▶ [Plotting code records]
================================

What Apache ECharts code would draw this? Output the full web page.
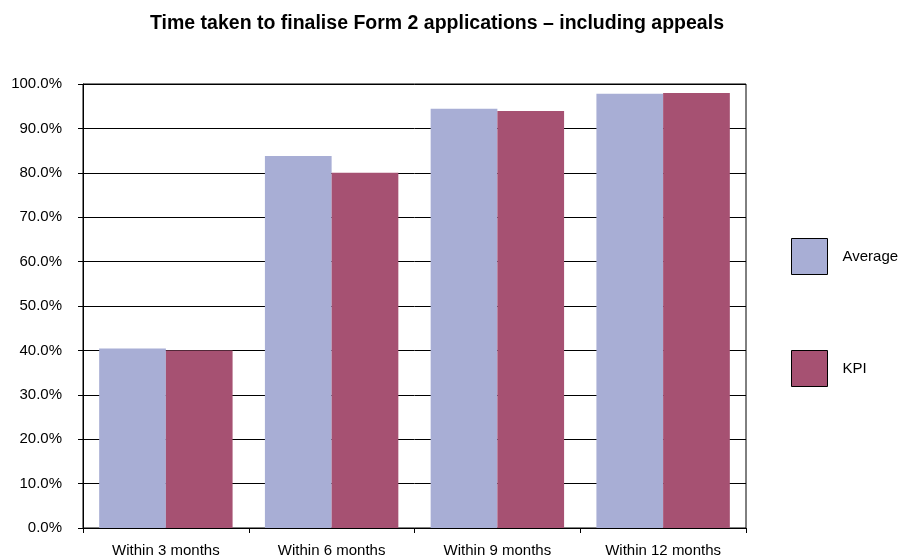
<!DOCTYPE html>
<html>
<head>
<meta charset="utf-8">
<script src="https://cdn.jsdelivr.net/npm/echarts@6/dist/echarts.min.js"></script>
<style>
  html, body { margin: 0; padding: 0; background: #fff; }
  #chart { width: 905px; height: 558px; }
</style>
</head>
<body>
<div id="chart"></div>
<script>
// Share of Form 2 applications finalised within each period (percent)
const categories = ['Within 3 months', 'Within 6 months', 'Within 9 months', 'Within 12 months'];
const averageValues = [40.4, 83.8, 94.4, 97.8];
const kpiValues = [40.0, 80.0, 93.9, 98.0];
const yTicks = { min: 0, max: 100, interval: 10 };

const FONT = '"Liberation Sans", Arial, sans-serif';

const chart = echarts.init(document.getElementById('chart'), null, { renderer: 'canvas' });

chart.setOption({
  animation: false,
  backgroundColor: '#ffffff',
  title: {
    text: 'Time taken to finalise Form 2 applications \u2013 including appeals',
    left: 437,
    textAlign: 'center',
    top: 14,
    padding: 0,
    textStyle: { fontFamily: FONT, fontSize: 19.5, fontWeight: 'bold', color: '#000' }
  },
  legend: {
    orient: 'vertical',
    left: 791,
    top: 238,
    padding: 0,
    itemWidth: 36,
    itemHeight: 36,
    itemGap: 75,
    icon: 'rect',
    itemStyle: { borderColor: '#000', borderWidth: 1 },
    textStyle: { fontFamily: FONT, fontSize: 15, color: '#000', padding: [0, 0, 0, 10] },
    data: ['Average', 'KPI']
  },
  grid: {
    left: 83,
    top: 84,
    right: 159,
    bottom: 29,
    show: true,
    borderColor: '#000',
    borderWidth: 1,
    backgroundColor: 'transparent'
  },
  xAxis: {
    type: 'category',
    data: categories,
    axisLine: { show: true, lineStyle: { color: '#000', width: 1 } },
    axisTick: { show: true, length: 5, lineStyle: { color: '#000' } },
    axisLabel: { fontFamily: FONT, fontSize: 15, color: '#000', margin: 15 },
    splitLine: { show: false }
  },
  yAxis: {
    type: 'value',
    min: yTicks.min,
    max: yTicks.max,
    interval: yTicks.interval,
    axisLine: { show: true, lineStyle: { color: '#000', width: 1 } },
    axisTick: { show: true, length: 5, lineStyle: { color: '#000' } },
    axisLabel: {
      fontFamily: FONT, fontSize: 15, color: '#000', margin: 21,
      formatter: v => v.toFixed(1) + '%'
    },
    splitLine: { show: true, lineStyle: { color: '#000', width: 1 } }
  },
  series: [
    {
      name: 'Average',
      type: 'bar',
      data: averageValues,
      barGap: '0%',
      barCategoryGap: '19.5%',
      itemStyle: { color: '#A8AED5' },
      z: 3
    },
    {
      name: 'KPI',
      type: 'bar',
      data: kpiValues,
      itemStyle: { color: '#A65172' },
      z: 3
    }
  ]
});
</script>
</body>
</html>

================================

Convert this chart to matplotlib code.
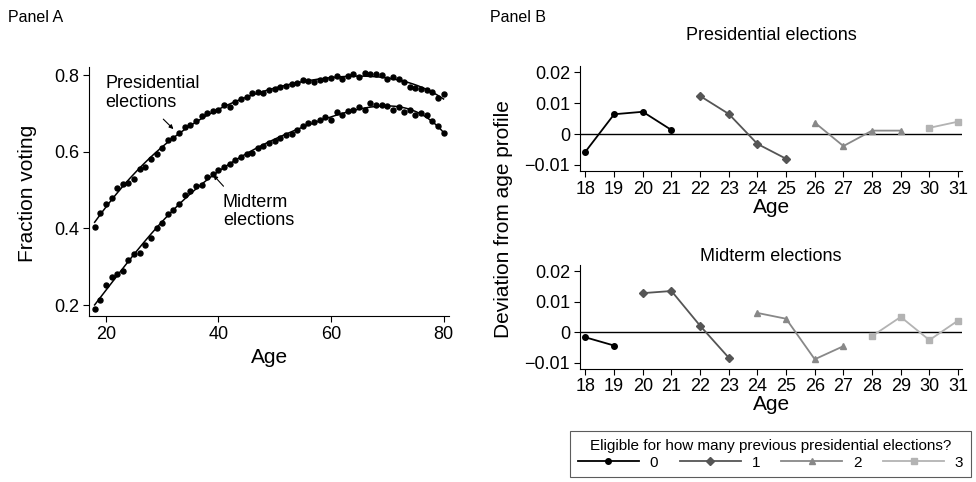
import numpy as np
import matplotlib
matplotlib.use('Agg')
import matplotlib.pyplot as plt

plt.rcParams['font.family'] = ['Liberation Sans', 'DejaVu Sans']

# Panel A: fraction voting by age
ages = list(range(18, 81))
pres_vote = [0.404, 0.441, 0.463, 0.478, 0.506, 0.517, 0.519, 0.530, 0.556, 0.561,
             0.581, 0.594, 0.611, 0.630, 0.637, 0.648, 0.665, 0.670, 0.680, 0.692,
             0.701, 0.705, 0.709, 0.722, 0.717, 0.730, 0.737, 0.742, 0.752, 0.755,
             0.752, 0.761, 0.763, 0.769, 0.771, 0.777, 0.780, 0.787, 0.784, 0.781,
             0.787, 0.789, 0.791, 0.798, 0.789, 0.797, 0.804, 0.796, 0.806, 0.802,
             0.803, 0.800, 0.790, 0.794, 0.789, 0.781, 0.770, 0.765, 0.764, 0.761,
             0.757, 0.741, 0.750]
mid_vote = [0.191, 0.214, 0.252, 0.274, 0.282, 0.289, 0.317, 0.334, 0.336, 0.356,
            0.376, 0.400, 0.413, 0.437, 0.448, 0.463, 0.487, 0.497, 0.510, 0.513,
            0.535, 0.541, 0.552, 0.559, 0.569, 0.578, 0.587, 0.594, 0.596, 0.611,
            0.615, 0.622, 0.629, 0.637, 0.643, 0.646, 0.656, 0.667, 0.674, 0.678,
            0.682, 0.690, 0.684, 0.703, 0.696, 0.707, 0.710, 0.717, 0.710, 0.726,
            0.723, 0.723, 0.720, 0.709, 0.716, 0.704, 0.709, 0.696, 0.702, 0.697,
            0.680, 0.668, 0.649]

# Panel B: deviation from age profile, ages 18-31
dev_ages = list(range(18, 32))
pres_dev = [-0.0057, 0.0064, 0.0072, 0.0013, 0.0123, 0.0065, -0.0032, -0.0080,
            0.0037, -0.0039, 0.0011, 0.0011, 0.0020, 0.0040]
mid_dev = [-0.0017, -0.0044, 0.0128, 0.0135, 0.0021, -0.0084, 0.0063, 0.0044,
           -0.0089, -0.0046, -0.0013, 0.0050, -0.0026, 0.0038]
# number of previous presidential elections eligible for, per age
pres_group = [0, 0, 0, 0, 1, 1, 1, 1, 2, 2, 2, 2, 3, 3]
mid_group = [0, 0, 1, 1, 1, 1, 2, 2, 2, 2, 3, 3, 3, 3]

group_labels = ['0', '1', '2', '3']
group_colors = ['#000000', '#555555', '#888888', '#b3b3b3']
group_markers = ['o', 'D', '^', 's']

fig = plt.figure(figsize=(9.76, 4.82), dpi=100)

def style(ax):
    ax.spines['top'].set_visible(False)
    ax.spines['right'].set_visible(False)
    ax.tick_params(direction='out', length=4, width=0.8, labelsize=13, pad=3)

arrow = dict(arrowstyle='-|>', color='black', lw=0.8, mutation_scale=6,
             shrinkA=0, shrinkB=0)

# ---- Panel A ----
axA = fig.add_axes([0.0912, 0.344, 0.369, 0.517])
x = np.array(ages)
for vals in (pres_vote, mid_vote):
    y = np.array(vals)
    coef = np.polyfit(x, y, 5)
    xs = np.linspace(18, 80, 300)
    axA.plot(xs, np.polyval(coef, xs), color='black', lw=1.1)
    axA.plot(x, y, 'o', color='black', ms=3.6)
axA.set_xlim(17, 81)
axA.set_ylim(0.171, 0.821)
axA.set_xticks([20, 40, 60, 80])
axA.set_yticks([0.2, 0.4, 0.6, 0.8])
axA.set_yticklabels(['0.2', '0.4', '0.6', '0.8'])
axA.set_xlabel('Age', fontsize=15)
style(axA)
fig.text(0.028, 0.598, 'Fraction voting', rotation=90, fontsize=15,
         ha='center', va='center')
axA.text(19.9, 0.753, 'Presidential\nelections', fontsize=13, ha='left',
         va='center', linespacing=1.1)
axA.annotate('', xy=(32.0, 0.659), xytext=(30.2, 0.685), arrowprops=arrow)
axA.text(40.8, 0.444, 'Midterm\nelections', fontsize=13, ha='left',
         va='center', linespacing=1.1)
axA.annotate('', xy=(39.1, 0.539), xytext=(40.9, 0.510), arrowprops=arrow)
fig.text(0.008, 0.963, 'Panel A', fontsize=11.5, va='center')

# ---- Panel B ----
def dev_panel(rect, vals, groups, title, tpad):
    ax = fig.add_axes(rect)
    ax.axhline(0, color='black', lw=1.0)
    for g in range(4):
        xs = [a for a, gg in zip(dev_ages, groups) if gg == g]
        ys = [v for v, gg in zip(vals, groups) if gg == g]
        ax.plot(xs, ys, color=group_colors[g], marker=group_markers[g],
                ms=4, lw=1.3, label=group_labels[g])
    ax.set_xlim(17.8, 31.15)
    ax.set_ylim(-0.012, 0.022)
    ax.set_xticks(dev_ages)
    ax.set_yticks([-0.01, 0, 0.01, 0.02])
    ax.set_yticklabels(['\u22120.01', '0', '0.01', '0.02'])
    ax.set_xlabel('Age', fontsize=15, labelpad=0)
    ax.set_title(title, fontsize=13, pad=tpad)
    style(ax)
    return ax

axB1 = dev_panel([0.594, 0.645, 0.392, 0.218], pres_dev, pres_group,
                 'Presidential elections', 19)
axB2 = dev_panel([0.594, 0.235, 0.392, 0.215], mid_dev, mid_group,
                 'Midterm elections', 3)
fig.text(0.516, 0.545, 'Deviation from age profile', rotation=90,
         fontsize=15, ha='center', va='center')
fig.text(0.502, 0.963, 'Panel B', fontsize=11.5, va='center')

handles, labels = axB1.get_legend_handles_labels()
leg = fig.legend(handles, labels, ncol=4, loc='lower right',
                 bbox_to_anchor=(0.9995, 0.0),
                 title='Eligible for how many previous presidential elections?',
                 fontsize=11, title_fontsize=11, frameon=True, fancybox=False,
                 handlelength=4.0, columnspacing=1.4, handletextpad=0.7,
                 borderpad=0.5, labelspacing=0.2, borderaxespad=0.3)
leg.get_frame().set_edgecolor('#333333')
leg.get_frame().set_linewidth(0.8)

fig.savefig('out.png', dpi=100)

================================

▶ [Exercise brief] Leave the pictures out, then copy word for word only the lines from the one containing "Convert this chart to matplotlib code." through the one containing "plt.rcParams['font.family'] = ['Liberation", both included.

▶ [Correct answer]
Convert this chart to matplotlib code.
import numpy as np
import matplotlib
matplotlib.use('Agg')
import matplotlib.pyplot as plt

plt.rcParams['font.family'] = ['Liberation Sans', 'DejaVu Sans']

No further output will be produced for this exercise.